Soon after winning the presidency in 1845, according to the
oft-repeated anecdote, James K. Polk slapped his thigh and
predicted what would be the ""four great measures"" of his
administration: the acquisition of some or all of the Oregon
Country, the acquisition of California, a reduction in tariffs, and
the establishment of a permanent independent treasury. Over the
next four years, the Tennessee Democrat achieved all four goals.

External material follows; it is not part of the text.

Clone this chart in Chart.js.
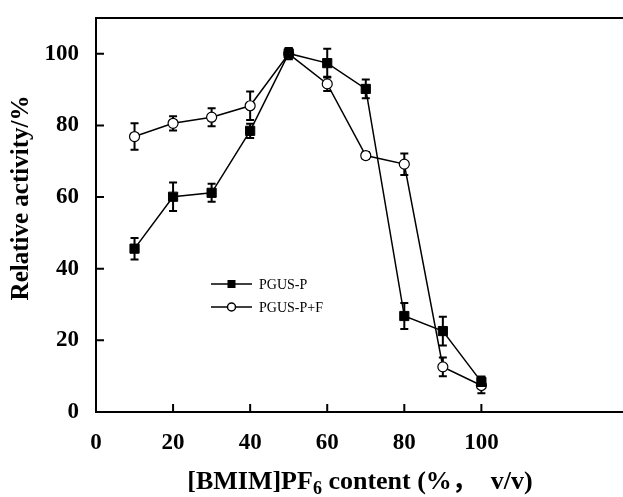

And those milestones--along with his purported enunciation of
them--have come to define his presidency. Indeed, repeated ad
infinitum in U.S. history textbooks, Polk's bold listing of goals
has become U.S. political history's equivalent of Babe Ruth's
called home run of the 1932 World Series, in which the slugger
allegedly gestured toward the outfield and, on the next pitch,
slammed a home run. But then again, as Tom Chaffin reveals in this
lively tour de force of historiographic sleuthing, like Ruth's
alleged ""called shot"" of 1932, the ""four measures"" anecdote
hangs by the thinnest of evidentiary threads. Indeed, not until the
late 1880s, four decades after Polk's presidency, did the story
first appear in print. In this eye-opening study, Tom Chaffin,
author, historian, and, since 2008, editor of the multi-volume
series Correspondence of James K. Polk, dispatches the thigh-slap
anecdote and other misconceptions associated with Polk. In the
process, Chaffin demonstrates how the ""four measures"" story has
skewed our understanding of the eleventh U.S. president. As
president, Polk enlarged his nation's area by a third--thus
rendering it truly a coast-to-coast continental nation-state.
Indeed, the anecdote does not record, and effectively obscures
complex events, including notable failures--such as Polk's botched
effort to purchase Cuba, as well as his inability to shape the
terms of California's and the New Mexico territory's admission into
the Union. Cuba would never enter the federal Union; and those
other tasks would be left for successor presidents. Indeed, debates
over the future of slavery in the United States--debates
accelerated by Polk's territorial gains--eventually produced
perhaps the central irony of his legacy: A president devoted to
national unity further sectionalized the nation's politics,
widening geopolitical fractures among the states that soon led to
civil war. Engagingly written and lavishly illustrated, Met His
Every Goal?--intended for general readers, students, and
specialists--offers a primer on Polk and a revisionist view of much
of the scholarship concerning him and his era. Drawing on published
scholarship as well as contemporary documents--including heretofore
unpublished materials--it presents a fresh portrait of an enigmatic
autocrat. And in Chaffin's examination of an oft-repeated anecdote
long accepted as fact, readers witness a case study in how
historians use primary sources to explore--and in some cases,
explode--received conceptions of the past.